A Brief Retrospective on the Global Warming Debate

You may have seen news reports that 2023 was the warmest year on record. The same thing is said every few years, so there's a risk that we just become numb to it. As I thought about this new record, it occured to me that a whole generation has grown up almost in the amount of time since I have been paying attention to the issue. They may not realize how little the political debate has changed in comparision to what has developed in the data. Even for those of us who have been around for a while, it's easy to lose track. I think it's worth taking a brief look back.

The graphic above is the latest temperature data from NASA with my addition of a few semi-arbitrary landmarks. The first is from 1988 when NASA climate scientist James Hansen testified to Congress that the signal of global warming due to greenhouse gases had been detected, and forecasted additional warming with an effect on extreme climate events, like summer heatwaves. This testimony put the public on notice that global warming was real.

The second is the 2006 film, An Inconvenient Truth, in which then-recent democratic Vice President Al Gore sought to educate and warn the public about global warming and climate change. Naturally, the political right was stirred to indignation and launched a campaign to savage him. A flood of commentary picked apart alleged flaws and hyperbole, and blamed Gore for making climate change a political issue (as the political right began cementing it into a tribal identity marker).

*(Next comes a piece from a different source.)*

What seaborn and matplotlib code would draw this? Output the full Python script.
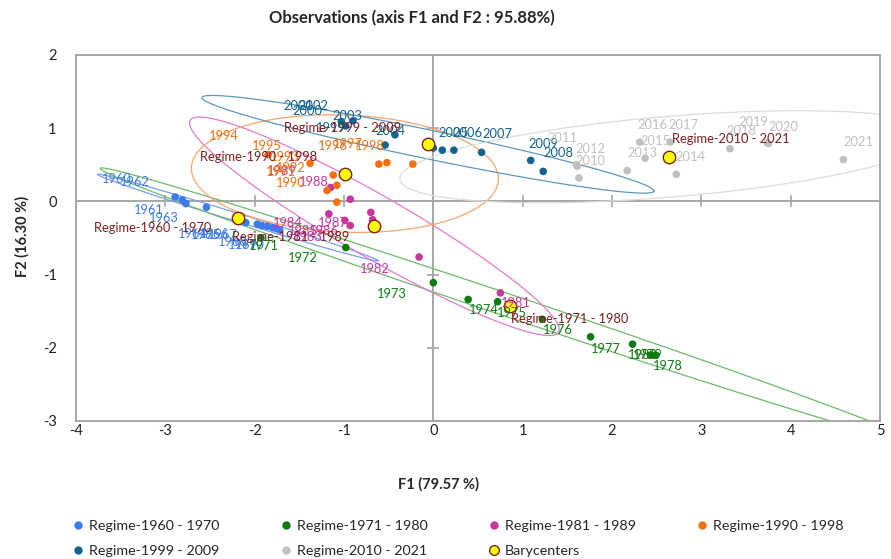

Finally, I've indicated the "Climategate" controversy of 2009, in which hackers obtained emails and documents from climate researchers. The contents were then leaked in an attempt to discredit climate scientists. Emails were taken out of context to make it seem that climate scientists were manipulating the data in order to mislead the public. These claims were picked up in the national press and amplified on blogs, etc. However, it didn't take that much effort to figure out that the scientists had been misrepresented. After a variety of official investigations, none of the scientists were found to have been dishonest. But the damage to the public perception of climate science was done.

I stopped at 2009 because the terms of the debate about global warming really haven't changed much since then. Year after year, the warming trend continues, and year after year, the political right offers up the same basic set of excuses for refusing to believe that there is a problem or that anything can (or should) be done about it. Just a few months ago an article was brought to my attention by that annoying feature Microsoft added to the Windows task bar that pops us with suggested content. It was essentially another right-wing diatribe about how scientists who don't believe in global warming are excluded, and blah blah blah. It could have been written in 2009 because it was just another recycling of the same old talking points without any recognition of the temperature data since then. But I guess it makes for evergreen right-wing content.


Fox News and other right-wing content providers will continue to huff and harumph about this issue, and assure their watchers/readers/listeners that THEY are the wise ones in a world gone mad. But eventually it will be clear to all but the most daft who was right about what was happening. Unfortunately, by then the deceivers will have made their money and lived their lives. Nobody will be accountable [1]. In the meantime, keep pointing to the data.

Notes:
1. I mean, what good does it do to rail against, say, Rush Limbaugh now? He's dead. And with each year that goes by, fewer people will even remember him. But the attitudes he helped foster live on.